I can’t imagine the outcry from Republicans if a Democratic official had distributed a map with crosshairs over the district presided over by a Republican congresswoman and just a few months later the congresswoman was shot in the head. And I hope we never find out.
Alas, at the end of the day, six people in Arizona were killed at a Safeway on Saturday morning because a terribly ill young man focused his warped anger on a congresswoman whose views differed from his own. That same day, Tucson Sheriff Clarence Dupnik told an audience of millions that “the anger, the hatred and the bigotry that goes on in this country…the violent rhetoric we hear from people in the radio business and some people in the TV business” was partly to blame and definitely needs to stop.

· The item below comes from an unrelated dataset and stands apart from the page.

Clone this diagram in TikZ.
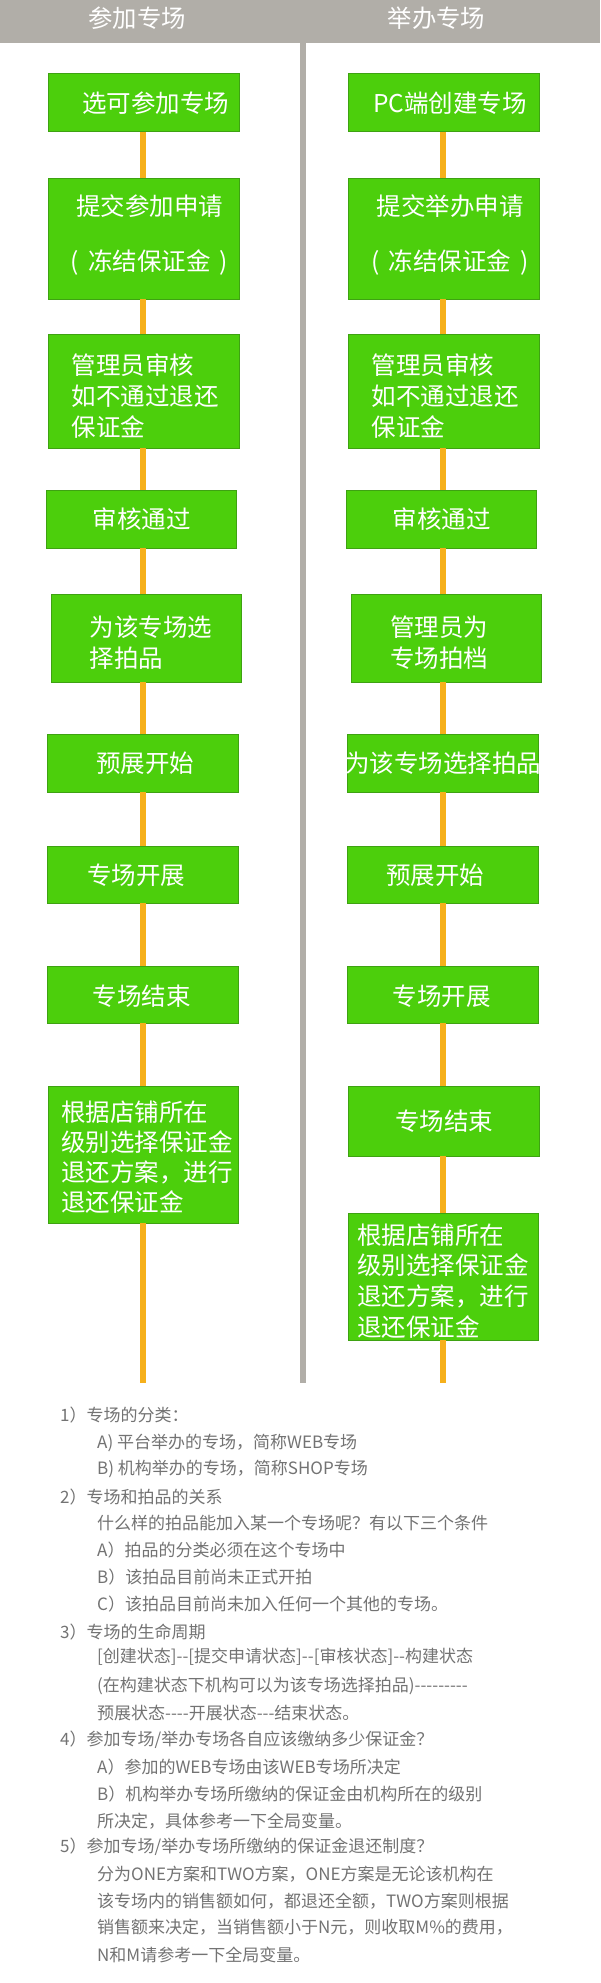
\documentclass[tikz,border=0pt]{standalone}
\usepackage{fontspec}
\newfontfamily\cjk{Noto Sans CJK SC}
\definecolor{hdrgray}{HTML}{B1AEA8}
\definecolor{boxgreen}{HTML}{4CCF0C}
\definecolor{boxedge}{HTML}{3EA212}
\definecolor{lineorange}{HTML}{F6B01B}
\definecolor{notegray}{HTML}{737373}
\tikzset{
  flowbox/.style={draw=boxedge, line width=1pt, fill=boxgreen, inner sep=0pt, outer sep=0pt},
  boxtext/.style={text=white, inner sep=0pt, font=\cjk\fontsize{24.5pt}{31pt}\selectfont},
  conn/.style={draw=lineorange, line width=6pt},
  hdrtext/.style={text=white, inner sep=0pt, font=\cjk\fontsize{24.4pt}{28pt}\selectfont},
  note/.style={text=notegray, inner sep=0pt, anchor=west, font=\cjk\fontsize{17pt}{20pt}\selectfont}
}
\newcommand{\flowrect}[5]{% name, x1, x2, y1, y2
  \node[flowbox, minimum width={(#3-#2)*1pt}, minimum height={(#5-#4)*1pt}] (#1) at ({(#2+#3)/2},{(#4+#5)/2}) {};}
\newcommand{\frozentext}{(\hspace{9pt}冻结保证金\hspace{9pt})}
\begin{document}
\begin{tikzpicture}[x=1pt,y=-1pt]
\useasboundingbox (0,0) rectangle (600,1983);
\fill[white] (0,0) rectangle (600,1983);
% header
\fill[hdrgray] (0,0) rectangle (600,43);
\fill[hdrgray] (300,43) rectangle (306,1383);
\node[hdrtext] (h1) at (137,18.5) {参加专场};
\node[hdrtext] (h2) at (436.5,18.5) {举办专场};
% left boxes
\flowrect{l1}{48}{239}{74}{132}
\flowrect{l2}{48}{239}{178}{299}
\flowrect{l3}{48}{239}{334}{448}
\flowrect{l4}{46}{236.5}{490}{548}
\flowrect{l5}{51}{241.5}{594}{682}
\flowrect{l6}{47}{238}{734}{792}
\flowrect{l7}{47}{238}{846}{903}
\flowrect{l8}{47}{238}{966}{1023}
\flowrect{l9}{48}{238}{1086}{1223}
% right boxes
\flowrect{r1}{348}{539}{74}{132}
\flowrect{r2}{348}{539}{178}{299}
\flowrect{r3}{348}{539}{334}{448}
\flowrect{r4}{346}{536.5}{490}{548}
\flowrect{r5}{351}{541.5}{594}{682}
\flowrect{r6}{347}{538}{734}{792}
\flowrect{r7}{347}{538}{846}{903}
\flowrect{r8}{347}{538}{966}{1023}
\flowrect{r9}{348}{539}{1086}{1156}
\flowrect{r10}{348}{538}{1213}{1340}
% axis coordinates
\coordinate (lx) at (143,0);
\coordinate (rx) at (443,0);
\coordinate (lend) at (143,1383);
\coordinate (rend) at (443,1383);
% connectors
\foreach \a/\b in {l1/l2,l2/l3,l3/l4,l4/l5,l5/l6,l6/l7,l7/l8,l8/l9}
  \draw[conn] (\a.south -| lx) -- (\b.north -| lx);
\draw[conn] (l9.south -| lx) -- (lend);
\foreach \a/\b in {r1/r2,r2/r3,r3/r4,r4/r5,r5/r6,r6/r7,r7/r8,r8/r9,r9/r10}
  \draw[conn] (\a.south -| rx) -- (\b.north -| rx);
\draw[conn] (r10.south -| rx) -- (rend);
% box texts left
\node[boxtext] (l1t) at (155.5,103) {选可参加专场};
\node[boxtext, align=center, font=\cjk\fontsize{24.5pt}{55pt}\selectfont] (l2t) at (149.5,234.5) {提交参加申请\\\frozentext};
\node[boxtext, align=left, anchor=west] (l3t) at (71.5,396) {管理员审核\\如不通过退还\\保证金};
\node[boxtext] (l4t) at (141.6,519) {审核通过};
\node[boxtext, align=left, anchor=west] (l5t) at (89.5,642.5) {为该专场选\\择拍品};
\node[boxtext] (l6t) at (145,763) {预展开始};
\node[boxtext] (l7t) at (136,875) {专场开展};
\node[boxtext] (l8t) at (141.6,996) {专场结束};
\node[boxtext, align=left, anchor=west, font=\cjk\fontsize{24.5pt}{30pt}\selectfont] (l9t) at (61,1157.5) {根据店铺所在\\级别选择保证金\\退还方案，进行\\退还保证金};
% box texts right
\node[boxtext] (r1t) at (450,103) {PC端创建专场};
\node[boxtext, align=center, font=\cjk\fontsize{24.5pt}{55pt}\selectfont] (r2t) at (450,234.5) {提交举办申请\\\frozentext};
\node[boxtext, align=left, anchor=west] (r3t) at (371.5,396) {管理员审核\\如不通过退还\\保证金};
\node[boxtext] (r4t) at (441.5,519) {审核通过};
\node[boxtext, align=left, anchor=west] (r5t) at (390,642.5) {管理员为\\专场拍档};
\node[boxtext] (r6t) at (443,763) {为该专场选择拍品};
\node[boxtext] (r7t) at (435,875) {预展开始};
\node[boxtext] (r8t) at (441.8,996) {专场开展};
\node[boxtext] (r9t) at (444,1121) {专场结束};
\node[boxtext, align=left, anchor=west, font=\cjk\fontsize{24.5pt}{30.7pt}\selectfont] (r10t) at (357,1281) {根据店铺所在\\级别选择保证金\\退还方案，进行\\退还保证金};
% notes
\node[note] (n1) at (60,1415) {1）专场的分类：};
\node[note] (n2) at (97,1443) {A) 平台举办的专场，简称WEB专场};
\node[note] (n3) at (97,1469) {B) 机构举办的专场，简称SHOP专场};
\node[note] (n4) at (60,1497) {2）专场和拍品的关系};
\node[note] (n5) at (97,1523) {什么样的拍品能加入某一个专场呢？有以下三个条件};
\node[note] (n6) at (97,1550) {A）拍品的分类必须在这个专场中};
\node[note] (n7) at (97,1577) {B）该拍品目前尚未正式开拍};
\node[note] (n8) at (97,1604) {C）该拍品目前尚未加入任何一个其他的专场。};
\node[note] (n9) at (60,1632) {3）专场的生命周期};
\node[note] (n10) at (97,1657) {[创建状态]--[提交申请状态]--[审核状态]--构建状态};
\node[note] (n11) at (97,1686) {(在构建状态下机构可以为该专场选择拍品)---------};
\node[note] (n12) at (97,1713) {预展状态----开展状态---结束状态。};
\node[note] (n13) at (60,1740) {4）参加专场/举办专场各自应该缴纳多少保证金？};
\node[note] (n14) at (97,1767) {A）参加的WEB专场由该WEB专场所决定};
\node[note] (n15) at (97,1794) {B）机构举办专场所缴纳的保证金由机构所在的级别};
\node[note] (n16) at (97,1821) {所决定，具体参考一下全局变量。};
\node[note] (n17) at (60,1847) {5）参加专场/举办专场所缴纳的保证金退还制度？};
\node[note] (n18) at (97,1874) {分为ONE方案和TWO方案，ONE方案是无论该机构在};
\node[note] (n19) at (97,1901) {该专场内的销售额如何，都退还全额，TWO方案则根据};
\node[note] (n20) at (97,1927) {销售额来决定，当销售额小于N元，则收取M\%的费用，};
\node[note] (n21) at (97,1955) {N和M请参考一下全局变量。};
\end{tikzpicture}
\end{document}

Whether specific irresponsibly pomposity, such as Palin’s vitriolic “crosshairs” map, helped drive Jarred Lee Loughner to shoot his congresswoman may never be known—but there certainly isn’t anything positive that can come from gun metaphors and rampant incitements of hatred and bigotry.
People whose views differ from ours are still people, and using violent rhetoric in talking about them or to them is wrong in every case. John M. Roll, the federal judge who was killed alongside five other Arizonans on Saturday, required security recently, after receiving a pile of death threats following a talk-radio station’s hate-filled rant against his decision to allow the state’s harsh immigration law to be questioned in court. Such vitriol, and its consequences—which Rep. Giffords herself warned of last fall—does not have to continue in America. Let’s recognize the tragedy in Arizona not as a time to choose sides or win political points but as a chance to temper future disagreements—in print, online, on television, on the radio, in the halls of Congress and even simply between friends—with honesty, compassion and understanding.